L’art tchèque et slovaque de la marionnette inscrit au patrimoine de l’UNESCO
Les théâtres de marionnettes tchèques et slovaques ont été inscrits, jeudi à Addis-Abeba, sur la Liste représentative du patrimoine culturel immatériel de l’humanité de l’UNESCO. Il s’agit là de la reconnaissance d’une longue et riche tradition encore bien vivante en République tchèque.
Ce n’est pas la première fois que l’art de vivre, le savoir-faire ou des traditions tchèques sont mis à l’honneur. Les carnavals de la région de Hlinsko, la Chevauchée des Rois de Vlčnov, la fauconnerie et le « Slovácko Verbuňk », une danse improvisée exécutée par les garçons et les hommes des régions de Moravie du Sud, figurent également sur cette liste depuis quelques années.
L’art des marionnettes possède une histoire qui remonte au XVIIIe siècle en République tchèque et en Slovaquie. Leur expression par le théâtre est non seulement une forme de divertissement traditionnel populaire, mais aussi une manière de traduire sa vision du monde ainsi qu’un outil éducatif par lequel on fait passer des messages sur les valeurs morales.
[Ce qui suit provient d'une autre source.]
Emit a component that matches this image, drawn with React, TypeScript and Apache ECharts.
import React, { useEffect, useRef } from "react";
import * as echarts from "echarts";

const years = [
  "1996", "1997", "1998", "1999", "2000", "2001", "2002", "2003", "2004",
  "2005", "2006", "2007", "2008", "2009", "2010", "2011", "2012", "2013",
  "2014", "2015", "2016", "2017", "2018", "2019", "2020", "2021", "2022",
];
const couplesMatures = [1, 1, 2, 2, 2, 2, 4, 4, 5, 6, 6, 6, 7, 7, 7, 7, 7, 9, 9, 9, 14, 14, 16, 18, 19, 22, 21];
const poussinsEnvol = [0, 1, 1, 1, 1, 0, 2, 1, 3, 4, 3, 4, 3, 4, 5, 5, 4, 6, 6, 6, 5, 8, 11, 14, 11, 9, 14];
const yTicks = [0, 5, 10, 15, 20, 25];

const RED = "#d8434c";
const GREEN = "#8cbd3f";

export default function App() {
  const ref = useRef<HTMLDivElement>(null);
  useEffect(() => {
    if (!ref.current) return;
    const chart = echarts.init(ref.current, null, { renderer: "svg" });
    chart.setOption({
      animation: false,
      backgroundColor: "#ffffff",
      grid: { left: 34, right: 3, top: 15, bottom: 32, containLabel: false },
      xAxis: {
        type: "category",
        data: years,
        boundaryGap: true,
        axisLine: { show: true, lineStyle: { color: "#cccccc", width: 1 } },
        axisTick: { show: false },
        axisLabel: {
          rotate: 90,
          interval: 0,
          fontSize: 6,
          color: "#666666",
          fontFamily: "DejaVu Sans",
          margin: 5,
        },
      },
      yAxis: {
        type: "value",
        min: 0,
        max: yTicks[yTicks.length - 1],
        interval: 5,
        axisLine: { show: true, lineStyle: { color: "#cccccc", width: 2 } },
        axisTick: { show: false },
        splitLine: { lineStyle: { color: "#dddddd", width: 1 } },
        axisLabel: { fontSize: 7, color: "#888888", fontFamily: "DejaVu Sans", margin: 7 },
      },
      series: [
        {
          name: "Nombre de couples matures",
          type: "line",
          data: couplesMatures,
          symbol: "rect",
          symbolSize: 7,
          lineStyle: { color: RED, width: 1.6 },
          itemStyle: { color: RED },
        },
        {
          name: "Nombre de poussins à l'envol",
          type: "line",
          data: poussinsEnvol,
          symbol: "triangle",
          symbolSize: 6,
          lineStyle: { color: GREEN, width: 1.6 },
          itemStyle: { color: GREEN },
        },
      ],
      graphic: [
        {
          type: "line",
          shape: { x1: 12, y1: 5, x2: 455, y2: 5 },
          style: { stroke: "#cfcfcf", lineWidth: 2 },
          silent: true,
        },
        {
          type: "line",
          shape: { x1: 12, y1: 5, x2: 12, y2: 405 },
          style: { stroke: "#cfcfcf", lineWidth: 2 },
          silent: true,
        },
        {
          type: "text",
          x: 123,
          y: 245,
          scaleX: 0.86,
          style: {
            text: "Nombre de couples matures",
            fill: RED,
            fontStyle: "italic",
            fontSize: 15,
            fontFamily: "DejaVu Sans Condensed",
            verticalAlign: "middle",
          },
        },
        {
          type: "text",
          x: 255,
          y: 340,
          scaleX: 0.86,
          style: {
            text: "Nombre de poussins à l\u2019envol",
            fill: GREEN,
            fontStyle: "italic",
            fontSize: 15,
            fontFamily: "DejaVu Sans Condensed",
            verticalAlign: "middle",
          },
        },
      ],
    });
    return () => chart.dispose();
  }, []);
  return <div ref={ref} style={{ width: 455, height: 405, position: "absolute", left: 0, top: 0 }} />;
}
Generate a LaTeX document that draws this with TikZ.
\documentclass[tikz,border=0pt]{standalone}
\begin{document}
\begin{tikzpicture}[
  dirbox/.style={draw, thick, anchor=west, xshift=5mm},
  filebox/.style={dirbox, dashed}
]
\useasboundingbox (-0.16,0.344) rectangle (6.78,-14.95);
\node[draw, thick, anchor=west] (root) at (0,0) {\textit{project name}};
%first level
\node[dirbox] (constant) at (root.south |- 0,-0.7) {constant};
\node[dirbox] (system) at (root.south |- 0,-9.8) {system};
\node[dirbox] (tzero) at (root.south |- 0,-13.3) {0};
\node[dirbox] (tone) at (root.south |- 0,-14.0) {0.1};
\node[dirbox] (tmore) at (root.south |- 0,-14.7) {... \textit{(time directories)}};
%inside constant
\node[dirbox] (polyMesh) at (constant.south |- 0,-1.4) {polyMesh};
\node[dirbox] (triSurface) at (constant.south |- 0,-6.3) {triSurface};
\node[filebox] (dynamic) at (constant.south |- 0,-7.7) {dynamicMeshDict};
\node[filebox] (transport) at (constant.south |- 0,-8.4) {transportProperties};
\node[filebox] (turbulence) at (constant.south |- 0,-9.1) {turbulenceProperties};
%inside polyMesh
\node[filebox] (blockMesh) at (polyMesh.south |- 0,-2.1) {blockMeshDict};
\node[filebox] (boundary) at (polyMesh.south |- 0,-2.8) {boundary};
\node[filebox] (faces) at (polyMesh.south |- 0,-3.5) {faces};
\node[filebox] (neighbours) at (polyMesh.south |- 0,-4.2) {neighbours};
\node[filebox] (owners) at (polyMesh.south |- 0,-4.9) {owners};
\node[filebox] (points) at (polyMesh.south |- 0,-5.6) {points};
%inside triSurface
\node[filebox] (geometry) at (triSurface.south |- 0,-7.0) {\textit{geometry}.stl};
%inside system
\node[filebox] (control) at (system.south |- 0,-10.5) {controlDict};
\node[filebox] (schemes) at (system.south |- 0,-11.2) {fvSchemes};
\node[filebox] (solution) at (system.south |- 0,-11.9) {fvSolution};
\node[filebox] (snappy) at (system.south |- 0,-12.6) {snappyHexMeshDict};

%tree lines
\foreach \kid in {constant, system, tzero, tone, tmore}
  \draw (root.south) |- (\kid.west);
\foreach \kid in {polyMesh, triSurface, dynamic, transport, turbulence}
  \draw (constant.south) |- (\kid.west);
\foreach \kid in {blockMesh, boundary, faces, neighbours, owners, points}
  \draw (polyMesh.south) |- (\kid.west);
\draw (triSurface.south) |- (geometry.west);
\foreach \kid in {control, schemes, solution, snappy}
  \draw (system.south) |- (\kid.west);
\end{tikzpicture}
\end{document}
Marionnettiste et commissaire d’une grande exposition qui s’était tenue il y a quelques années de cela à Prague sur la tradition et le présent des marionnettes tchèques, Pavel Truhlář – dont le nom de famille signifie « menuisier », ce ne peut être un hasard – explique comment vivait cette tradition des théâtres de marionnettes, essentiellement confectionnées en bois, dans les pays tchèques au XIXe siècle :« Il y avait ici beaucoup de troupes ou de familles de marionnettistes qui voyageaient de ville en ville, de village en village et qui jouaient pour les adultes. Ils jouaient une semaine dans la même ville, avant de se rendre dans la ville suivante. Il y avait à cet effet une certaine variété de marionnettes. Il y avait des marionnettes utilisées par les théâtres itinérants pour attirer les gens à la représentation du soir. Il s’agit de marionnettes qui ne sont pas faites pour des représentations classiques mais qui sont fabriquées avec des effets spéciaux ; par exemple, un squelette qui perd ses os, des jongleurs, ou un acrobate avec une chaise. C’étaient donc des marionnettes qui étaient faites pour séduire les gens avant la représentation, ou elles étaient utilisées comme un supplément, après une représentation. Quand il y avait beaucoup d’applaudissements, on sortait une de ces marionnettes pour divertir les spectateurs. »A l’époque, ces spectacles de marionnettes, qui représentent des personnages réels ou imaginaires, n’étaient pas destinés uniquement aux enfants, comme cela est davantage le cas aujourd’hui. C’était même plutôt l’inverse, comme le rappelle Pavel Truhlář :
« Au XIXe siècle, avec les marionnettes que nous voyons autour de nous, que ce soient ces chevaliers ou ces diables, se jouaient des pièces classiques comme des pièces de Shakespeare. Il s’agissait vraiment de théâtre plus pour adultes que pour enfants. Puis c’est devenu quelque chose plus destiné aux enfants mais au début, il s’agissait de représentations plutôt pour les adultes qui s’intéressaient à des thèmes tchèques, et peut-être parfois avec une certaine satire politique. »Actuellement, selon le Centre national d’information et de conseil pour la culture, neuf théâtres de marionnettes professionnels existent encore, ainsi que des centaines de groupes indépendants et amateurs. Des chiffres éloignés des quelques 3 000 ensembles qui proposaient des spectacles au milieu du XXe siècle, mais qui n’en démontrent pas moins tout l’intérêt encore porté par les Tchèques, petits et grands, à leurs chères marionnettes.